Although built on private land, he did want the public to visit, but don’t forget insect repellent on a warm day. My sister and I used to ride up there on horseback years ago and learned our lesson. Dark and mysterious, the stone circle will draw you in with a feeling of uncertainty, not being able to see past the pillars and into the cave at first. The poodles adore it: stones, puddles and woodland to explore! Playing hide and seek is the best!

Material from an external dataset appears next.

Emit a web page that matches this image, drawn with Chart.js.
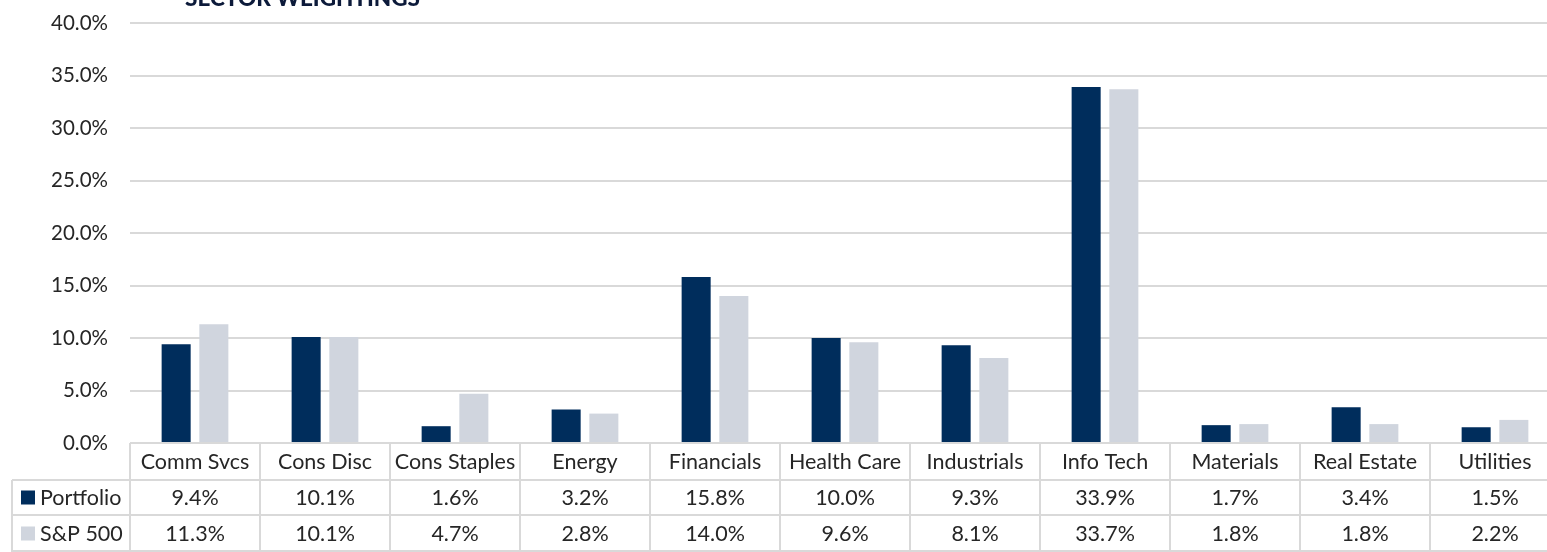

I donned a spring outfit, with fresh yellows, turquoise and spring greens, including a hand painted 50s skirt from Mexico, featuring wonderful striking roses. These skirts were made on large circular boards that rotated for the artist to apply their design and were sold to tourists who visited towns on the Mexican / USA border. An original 1950s yellow, grosgrain jacket with nipped in waist kept me warm and I also wore a yellow straw hat which is conical in shape, also a favourite style in the 50s, along with my “Green Dahlia” blouse from Freddies of Pinewood. It felt great to get out of the woollies, even if it was only warm enough in direct sunlight…
Scarves are great for this time of year and I purchased this one for a pound at a vintage fair – it’s great for keeping the chill away! I took my trusty green “Judy” shoes along for the trip, but also tried out my yellow “Dorothy” although it was a tad muddy, if I’m honest – both from Rocket Originals.
I love the bright bold colours of these funky brooches from Luxulite, I’m never without a brooch! It’s the details that make an outfit; I love wearing gloves, as with having five poodles to groom, my nails get a bit tatty!
William also built his home in the style of a castle at Nearby Swinton. After he died, the whole estate was bought by wool magnate Samuel Cunliffe Lister. The parkland and castle still belong to the same family, although the castle is now a hotel (Swinton Park Hotel).
They can arrange weddings at the hotel or at Druids Temple itself, which I think would be wonderful! (Although no druids have ever been seen there!)